Jeremy Lusk

Personal information
- Full name: Jeremy Daniel Lusk
- Nicknames: Pitbull, Big L
- Born: November 26, 1984 San Diego, California, U.S.
- Died: February 10, 2009 (aged 24) San José, Costa Rica

Sport
- Sport: Freestyle motocross (FMX)
- Event(s): Freestyle Moto-X, Best Trick

Medal record
Summer X Games
Representing United States
| Gold medal – first place | 2008 Los Angeles | Moto X Freestyle |
| Silver medal – second place | 2008 Los Angeles | Moto X Best Trick |

= Jeremy Lusk =

American freestyle motocross racer (1984–2009)

Jeremy Daniel Lusk (November 26, 1984 – February 10, 2009) was an American freestyle motocross racer from San Diego, California.
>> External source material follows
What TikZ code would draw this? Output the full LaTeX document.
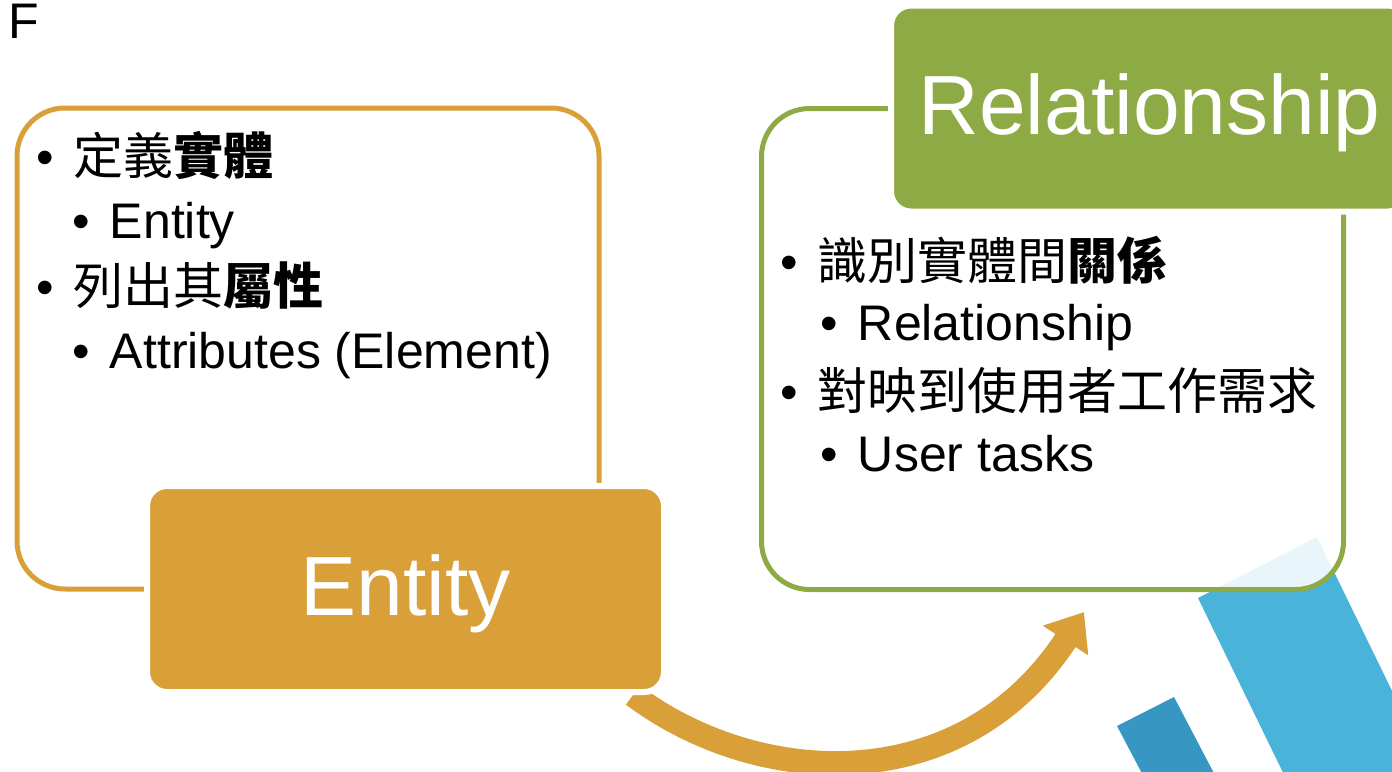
\documentclass[tikz,border=0pt]{standalone}
\usepackage{fontspec}
\setmainfont{Liberation Sans}
\newfontfamily\cjk{Noto Sans CJK TC}
\usetikzlibrary{positioning,arrows.meta,backgrounds}
\definecolor{ent orange}{HTML}{D9A03A}
\definecolor{rel green}{HTML}{8DAA44}
\definecolor{sky blue}{HTML}{4AB3D9}
\definecolor{deep blue}{HTML}{3796C2}
\newcommand{\itembul}{\textbullet\hspace{10pt}}
\tikzset{panel/.style={draw=#1, line width=2.5pt, rounded corners=24pt, fill=white, fill opacity=0.88,
      minimum width=291pt, minimum height=240.5pt, inner sep=0pt},
    tag/.style={fill=#1, draw=white, line width=3pt, rounded corners=10pt,
      minimum width=258.5pt, minimum height=103pt, inner sep=0pt},
    title/.style={text=white, font=\fontsize{42}{50}\selectfont, inner sep=0pt, anchor=base},
    item/.style={font=\fontsize{25}{30}\selectfont, inner sep=0pt, anchor=base west},
    flow/.style={draw=ent orange, line width=12pt, -{Triangle[length=17pt,width=26pt]}}}

\begin{document}
\begin{tikzpicture}[x=0.5pt,y=-0.5pt]
\useasboundingbox (0,0) rectangle (1392,771);
\clip (0,0) rectangle (1392,771);
% stripes in the corner
\fill[sky blue] (1198,598) -- (1317,537) -- (1494,900) -- (1345,900) -- cycle;
\fill[deep blue] (1117,726) -- (1174,697) -- (1228,800) -- (1156,800) -- cycle;
\node[item] (mark) at (8,39) {F};
% panels
\node[panel=ent orange] (entP) at (308,348.5) {};
\node[panel=rel green] (relP) at (1052.5,349) {};
\node[tag=ent orange] (ent) at (405.5,589) {};
\node[title] (entT) at ([yshift=-13pt]ent.center) {Entity};
\node[tag=rel green] (rel) at (1149.5,108.5) {};
\node[title] (relT) at ([yshift=-13pt]rel.center) {Relationship};
% items
\node[item] (e1) at (36,174) {\itembul\cjk 定義\textbf{實體}};
\node[item] (e2) at (72,238) {\itembul Entity};
\node[item] (e3) at (36,304) {\itembul\cjk 列出其\textbf{屬性}};
\node[item] (e4) at (72,368) {\itembul Attributes (Element)};
\node[item] (r1) at (780,279) {\itembul\cjk 識別實體間\textbf{關係}};
\node[item] (r2) at (820,340) {\itembul Relationship};
\node[item] (r3) at (780,409) {\itembul\cjk 對映到使用者工作需求};
\node[item] (r4) at (820,471) {\itembul User tasks};
% arrow
\coordinate (tip) at (1084,612);
\begin{pgfonlayer}{background}
\draw[flow] ([xshift=-17pt]ent.south east) .. controls (760,790) and (963,798) .. (tip);
\end{pgfonlayer}
\end{tikzpicture}
\end{document}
He was part of the riding group Metal Mulisha.

He won gold and silver medals at the 2008 X Games and a bronze helmet in the 2008 Moto X World Championships. He was a born-again Christian.

== Career highlights ==
- 2008 X Games Mexico gold, X Games Moto X Best Trick silver, X Games freestyle Gold
- 2008 X Games: Moto X Best Trick, Silver; Moto X Freestyle, Gold
- 2008 Red Bull X Fighters, 3rd
- 2008 Moto X Freestyle, Bronze
- 2008 AST Dew Tour, 3rd

== Death ==
On February 7, 2009, Lusk crashed while attempting to land an "Indian Air Backflip" (after Carey Hart who initiated it, see "Evolution of the backflip" in freestyle motocross) in the X Knights motocross competition in San José, Costa Rica, he under-rotated the flip, causing his front wheel to strike the landing. Lusk was ejected head-first and sustained catastrophic brain damage. Doctors performed an unsuccessful five-hour surgery at Rafael Ángel Calderón Guardia Hospital in San José in an attempt to save his life. He entered into cardiac and respiratory failure and died on February 10.

After his death, the fourth episode of the television show Nitro Circus was dedicated to Lusk.

At the time of his death, Lusk lived in Temecula, California, with his wife, Lauren.